EXERCISE DIRECTIONS
Print nothing but the lines from the start of the listing below through the line that contains "const gridValues = [200, 400, 600, 800, 1000, 1200, 1400, 1600];". Do not include the pictures.

DATASET EXCERPT

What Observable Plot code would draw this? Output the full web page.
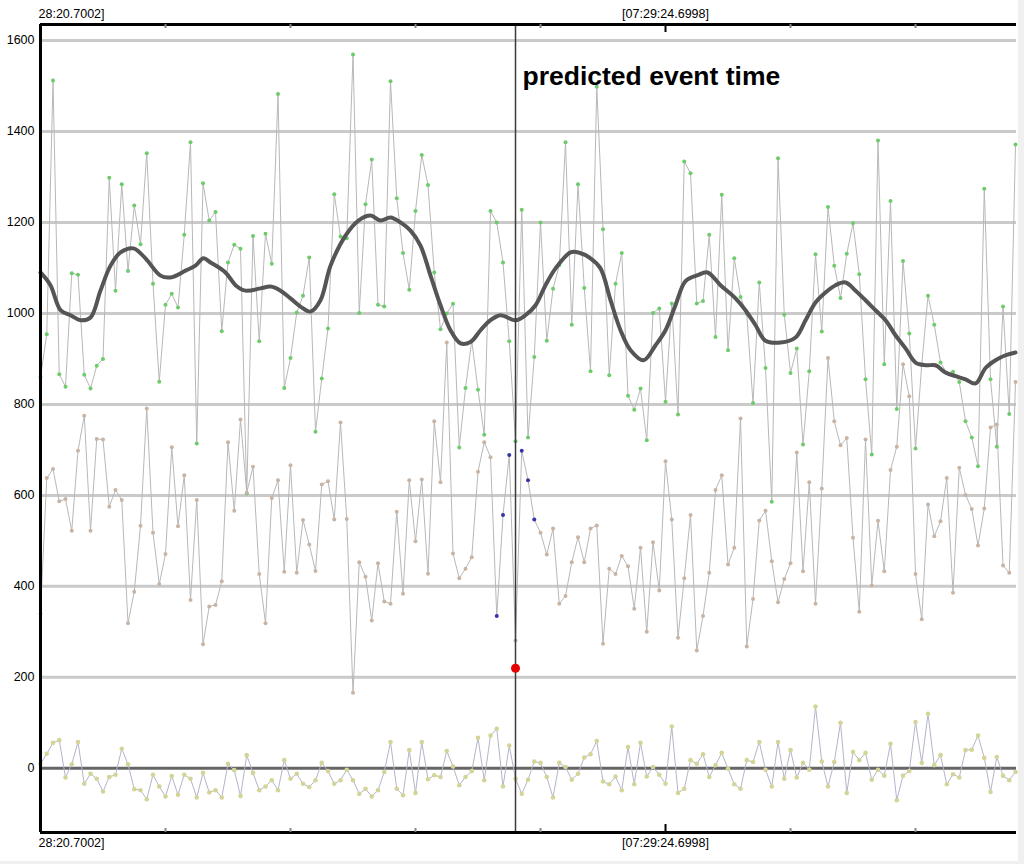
<!DOCTYPE html>
<html><head><meta charset="utf-8">
<script src="https://cdn.jsdelivr.net/npm/d3@7"></script>
<script src="https://cdn.jsdelivr.net/npm/@observablehq/plot@0.6"></script>
<style>
html,body{margin:0;padding:0;background:#f0f0f0;}
#chart{width:1018px;height:861px;background:#fff;}
</style></head><body><div id="chart"></div>
<script>
// ---- data ----
const sampleSec = 0.64;            // seconds between samples
const eventSec = 48.64;            // predicted event time (s from window start)
const eventLabel = "predicted event time";
const eventValue = 220;            // red marker value
const timeLabels = ["28:20.7002]", "[07:29:24.6998]"];   // left one is cut at the plot edge in the source
const timeLabelSec = [0, 64];
const minorTickSec = [12.8, 25.6, 38.4, 51.2, 76.8, 89.6];
const majorTickSec = [64];
const yTicks = [0, 200, 400, 600, 800, 1000, 1200, 1400, 1600];
const gridValues = [200, 400, 600, 800, 1000, 1200, 1400, 1600];

const high = [
  860, 954, 1512, 866, 839, 1088, 1085, 865, 835, 885,
  900, 1298, 1050, 1284, 1093, 1237, 1152, 1352, 1065, 850,
  1019, 1043, 1013, 1173, 1376, 714, 1286, 1204, 1223, 961,
  1112, 1151, 1142, 604, 1170, 939, 1175, 1109, 1482, 836,
  902, 1002, 1039, 1123, 740, 857, 967, 1262, 1169, 1165,
  1569, 1001, 1240, 1338, 1019, 1015, 1510, 1253, 1133, 1052,
  1225, 1348, 1282, 1090, 965, 1000, 1021, 705, 836, 940,
  832, 733, 1225, 1200, 1112, 939, 719, 1228, 727, 904,
  1200, 940, 1054, 1106, 1376, 975, 1284, 1056, 873, 1498,
  1185, 864, 1065, 1133, 819, 788, 835, 721, 1001, 1011,
  806, 1022, 778, 1334, 1308, 1022, 1027, 1173, 948, 1261,
  919, 1121, 1036, 999, 803, 1068, 880, 586, 1341, 997,
  869, 923, 712, 873, 1130, 960, 1234, 1105, 1034, 1131,
  1198, 1086, 855, 690, 1380, 888, 1247, 790, 1115, 956,
  703, 888, 1039, 975, 892, 869, 872, 849, 763, 727,
  664, 1274, 855, 707, 1015, 779, 1371
];
const mid = [
  340, 638, 658, 587, 592, 522, 698, 775, 522, 724,
  723, 575, 612, 590, 319, 388, 533, 791, 518, 405,
  471, 706, 532, 644, 370, 590, 273, 356, 359, 411,
  717, 566, 767, 606, 663, 427, 319, 594, 633, 432,
  666, 430, 546, 492, 434, 624, 631, 547, 760, 548,
  166, 453, 421, 325, 451, 367, 362, 564, 384, 633,
  499, 635, 428, 763, 629, 936, 472, 418, 439, 464,
  652, 717, 684, 335, 557, 689, 281, 698, 633, 547,
  518, 470, 527, 362, 379, 453, 508, 453, 527, 534,
  274, 439, 427, 467, 444, 351, 485, 300, 497, 391,
  675, 547, 287, 418, 557, 259, 335, 430, 612, 644,
  448, 485, 769, 268, 372, 545, 566, 455, 365, 416,
  451, 694, 433, 629, 362, 615, 902, 763, 710, 726,
  507, 344, 723, 402, 544, 433, 656, 707, 888, 818,
  427, 328, 580, 510, 543, 638, 386, 661, 601, 570,
  490, 571, 749, 756, 446, 430, 849
];
const low = [
  10, 32, 56, 62, -20, 9, 58, -34, -12, -23,
  -51, -19, -14, 43, 9, -46, -48, -68, -14, -40,
  -62, -17, -58, -14, -23, -64, -10, -53, -48, -64,
  10, -4, -61, 29, -10, -48, -40, -26, -48, 18,
  -23, -12, -34, -41, -26, 12, -6, -34, -26, -3,
  -26, -56, -45, -62, -48, -8, 58, -45, -59, 40,
  -54, 58, -24, -15, -19, 38, 4, -37, -19, -6,
  67, -26, 72, 87, -40, 50, -23, -56, -25, 15,
  12, -19, -64, 12, 3, -25, -12, 24, 31, 60,
  -29, -35, -18, -48, 47, -35, 56, -18, 3, -14,
  -34, 92, -54, -45, 18, 10, 31, -19, 7, 34,
  -1, -35, -45, 18, 14, 58, -3, -40, 58, -23,
  40, -20, 12, -3, 136, 15, -40, 14, 100, -54,
  36, 18, 34, -25, -3, -16, 54, -70, -16, -6,
  102, 12, 120, 7, 29, -35, -13, -20, 40, 41,
  72, 23, -52, 25, -16, -26, -8
];
const smoothT = [0, 1.02, 2.05, 3.07, 4.10, 5.12, 6.14, 7.17, 8.19, 9.52, 10.75, 12.29, 13.31, 14.85, 15.87, 16.69, 17.41, 18.94, 19.97, 20.99,
  22.53, 23.55, 24.58, 25.60, 26.62, 27.65, 28.67, 29.70, 31.23, 32.56, 33.79, 34.82, 35.84, 36.86, 37.89, 38.91, 39.94, 40.96, 41.98, 43.01,
  44.03, 45.06, 46.08, 47.10, 48.64, 49.66, 50.69, 51.71, 52.74, 54.27, 55.09, 56.32, 57.34, 58.37, 59.39, 60.42, 61.75, 62.98, 64.00, 65.02,
  66.05, 67.28, 68.30, 69.63, 71.17, 72.19, 73.22, 74.24, 75.78, 77.31, 78.34, 79.36, 80.38, 81.41, 82.43, 83.46, 84.48, 85.50, 86.53, 87.55,
  88.58, 89.60, 90.62, 91.65, 92.67, 93.70, 94.72, 95.74, 96.77, 97.79, 98.82, 99.84];
const smoothV = [1090, 1062, 1007, 996, 985, 991, 1050, 1105, 1134, 1143, 1121, 1083, 1079, 1094, 1105, 1121, 1112, 1090, 1062, 1050,
  1055, 1059, 1050, 1033, 1015, 1004, 1029, 1105, 1171, 1204, 1215, 1204, 1211, 1200, 1182, 1149, 1083, 1018, 963, 934,
  937, 963, 985, 996, 985, 996, 1018, 1062, 1099, 1134, 1134, 1121, 1099, 1029, 963, 919, 897, 930, 963, 1018,
  1071, 1084, 1090, 1062, 1033, 1007, 974, 940, 936, 947, 985, 1024, 1046, 1062, 1068, 1050, 1029, 1007, 985, 952,
  923, 892, 886, 886, 870, 862, 855, 846, 880, 897, 908, 914];

// ---- tables ----
const rows = (arr) => arr.map((v, i) => ({t: i * sampleSec, v}));
const rHigh = rows(high), rMid = rows(mid), rLow = rows(low);
const rSmooth = smoothT.map((t, i) => ({t, v: smoothV[i]}));
const nearEvent = (d) => d.t !== eventSec && Math.abs(d.t - eventSec) <= 3 * sampleSec + 1e-6;
const labels = timeLabels.map((label, i) => ({t: timeLabelSec[i], label}));
const leftLabels = labels.filter(d => d.t === timeLabelSec[0]);
const centerLabels = labels.filter(d => d.t !== timeLabelSec[0]);

const xDomain = [0, 99.94];
const yDomain = [-141, 1635];
const font = "'Liberation Sans', Arial, sans-serif";
const lblStyle = {fontSize: 12.5, fill: "#000", lineAnchor: "middle"};

const chart = Plot.plot({
  width: 1018, height: 861,
  marginLeft: 40, marginRight: 2, marginTop: 24, marginBottom: 29,
  style: {background: "#fff", fontFamily: font, fontSize: "12.5px", color: "#000"},
  x: {domain: xDomain, axis: null},
  y: {domain: yDomain, axis: null},
  marks: [
    Plot.ruleY(gridValues, {stroke: "#cacaca", strokeWidth: 3}),
    Plot.ruleY([0], {stroke: "#666", strokeWidth: 3}),
    Plot.line(rHigh, {x: "t", y: "v", stroke: "#b8b8b8", strokeWidth: 1}),
    Plot.line(rMid, {x: "t", y: "v", stroke: "#b8b8b8", strokeWidth: 1}),
    Plot.line(rLow, {x: "t", y: "v", stroke: "#b4b4c8", strokeWidth: 1}),
    Plot.dot(rHigh, {x: "t", y: "v", r: 2, fill: "#6ccc6c"}),
    Plot.dot(rMid.filter(d => !nearEvent(d)), {x: "t", y: "v", r: 2, fill: "#c8b4a4"}),
    Plot.dot(rMid.filter(nearEvent), {x: "t", y: "v", r: 2, fill: "#3535a8"}),
    Plot.dot(rLow, {x: "t", y: "v", r: 2.3, fill: "#d4d498"}),
    Plot.line(rSmooth, {x: "t", y: "v", stroke: "#555", strokeWidth: 4, curve: "catmull-rom"}),
    Plot.ruleX([eventSec], {stroke: "#3c3c3c", strokeWidth: 1.5}),
    Plot.dot([{t: eventSec, v: eventValue}], {x: "t", y: "v", r: 4.5, fill: "#e60000"}),
    Plot.text([eventLabel], {x: () => eventSec, frameAnchor: "top", lineAnchor: "middle", dx: 7, dy: 52, textAnchor: "start",
      text: d => d, fontSize: 26.5, fontWeight: "bold", fill: "#000", fontFamily: font}),
    // frame (left, top, bottom)
    Plot.ruleY([yDomain[1], yDomain[0]], {stroke: "#000", strokeWidth: 3}),
    Plot.ruleX([xDomain[0]], {stroke: "#000", strokeWidth: 3}),
    // inner ticks
    Plot.ruleX(minorTickSec, {y1: yDomain[1], y2: yDomain[1], insetBottom: -4, stroke: "#888", strokeWidth: 2}),
    Plot.ruleX(minorTickSec, {y1: yDomain[0], y2: yDomain[0], insetTop: -4, stroke: "#888", strokeWidth: 2}),
    Plot.ruleX(majorTickSec, {y1: yDomain[1], y2: yDomain[1], insetBottom: -8, stroke: "#000", strokeWidth: 2}),
    Plot.ruleX(majorTickSec, {y1: yDomain[0], y2: yDomain[0], insetTop: -8, stroke: "#000", strokeWidth: 2}),
    Plot.axisY(yTicks, {tickSize: 0, tickPadding: 6, fontSize: 12.5, fill: "#000", label: null, tickFormat: d => String(d)}),
    Plot.text(centerLabels, {x: "t", text: "label", frameAnchor: "top", dy: -11, ...lblStyle}),
    Plot.text(centerLabels, {x: "t", text: "label", frameAnchor: "bottom", dy: 10, ...lblStyle}),
    Plot.text(leftLabels, {x: "t", text: "label", frameAnchor: "top", dy: -11, dx: -2, textAnchor: "start", ...lblStyle}),
    Plot.text(leftLabels, {x: "t", text: "label", frameAnchor: "bottom", dy: 10, dx: -2, textAnchor: "start", ...lblStyle})
  ]
});

document.getElementById("chart").appendChild(chart);
</script>
</body></html>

TASK ANSWER
What Observable Plot code would draw this? Output the full web page.
<!DOCTYPE html>
<html><head><meta charset="utf-8">
<script src="https://cdn.jsdelivr.net/npm/d3@7"></script>
<script src="https://cdn.jsdelivr.net/npm/@observablehq/plot@0.6"></script>
<style>
html,body{margin:0;padding:0;background:#f0f0f0;}
#chart{width:1018px;height:861px;background:#fff;}
</style></head><body><div id="chart"></div>
<script>
// ---- data ----
const sampleSec = 0.64;            // seconds between samples
const eventSec = 48.64;            // predicted event time (s from window start)
const eventLabel = "predicted event time";
const eventValue = 220;            // red marker value
const timeLabels = ["28:20.7002]", "[07:29:24.6998]"];   // left one is cut at the plot edge in the source
const timeLabelSec = [0, 64];
const minorTickSec = [12.8, 25.6, 38.4, 51.2, 76.8, 89.6];
const majorTickSec = [64];
const yTicks = [0, 200, 400, 600, 800, 1000, 1200, 1400, 1600];
const gridValues = [200, 400, 600, 800, 1000, 1200, 1400, 1600];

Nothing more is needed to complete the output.